The story opens with young Sophie getting harassed in the school cafeteria, and getting in a couple-page fight with her tormenter. We cut to some villainous types doing some fairly villain-y type things while talking about turf and crime war. Sophie is adopted by foster parents Dr. and Betty Savage, he a bearded professor with Little Orphan Annie eyes, a one-time member of a Johnny Quest-like adventure troupe, she a long-haired, bespectacled vixen, and meets her new little sister Heidi, who rocks an eye patch.
The criminal types reveal to the reader that Sophie may, in fact, be the messiah. There’s also a character named Pipp who seems to be a Muppet with huge, ropey-dreads, and is apparently also maybe a superhero of some kind. A birthday party is attended. Sophie gets interested in “vodou.”
Davis’ art is flat, reveling in its two-dimensionality, and its full of filigree, the pages each laid out a bit more like canvases (or, perhaps, the back of a spiral ring notebook during a particularly boring class) than comics pages. The paths the eyes are asked to take are oftentimes quite circuitous, but well-marked, so one never gets completely lost.

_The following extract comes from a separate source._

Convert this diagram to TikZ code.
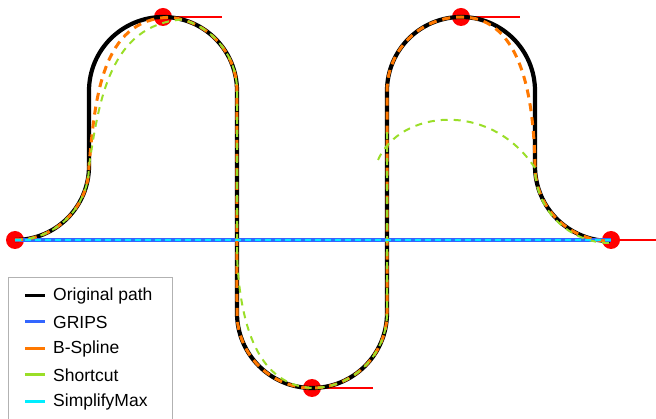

It’s a challenging book to read, but only because it’s so visual. His writing is a ton of fun to read, although I suspect it will be a harder sell to more readers than his art is. Almost all of the characters speak in what read like rap lyrics, minus the rhyming and rhythm, and Davis adopts such phonetic, hip hop spellings, the lettering reflecting inflections, as “Fareel” for “for real”, “kew tie” for “cutie,” “haiya” for “hair,” and so on.
It’s definitely not an all-tastes work, just as it’s definitely not all-ages. There’s a fair degree of nudity in here, and sex acts that wouldn’t make it past the MPAA without earning an NC-17, although it’s not presented as pornographic, and Davis carefully depicts the actual coupling in long shots or off-panel, but only just. But such imagery, and the tons of swearing and intentionally misspelled N-bombs will certainly repel some readers.
Not that there’s anything wrong with that; there’s little percentage in trying to please everyone, and if an artist can please himself, chances are he’ll please a whole bunch of others as well. I’ve followed Davis’ minicomics with great interest the last few years, and am quite glad to see his work getting stronger and stronger and sharper and sharper. One of the first times I saw one of his self-published minicomics, I thought to myself he’d be a force to reckon with someday.
It looks like it’s time to start reckoning with him.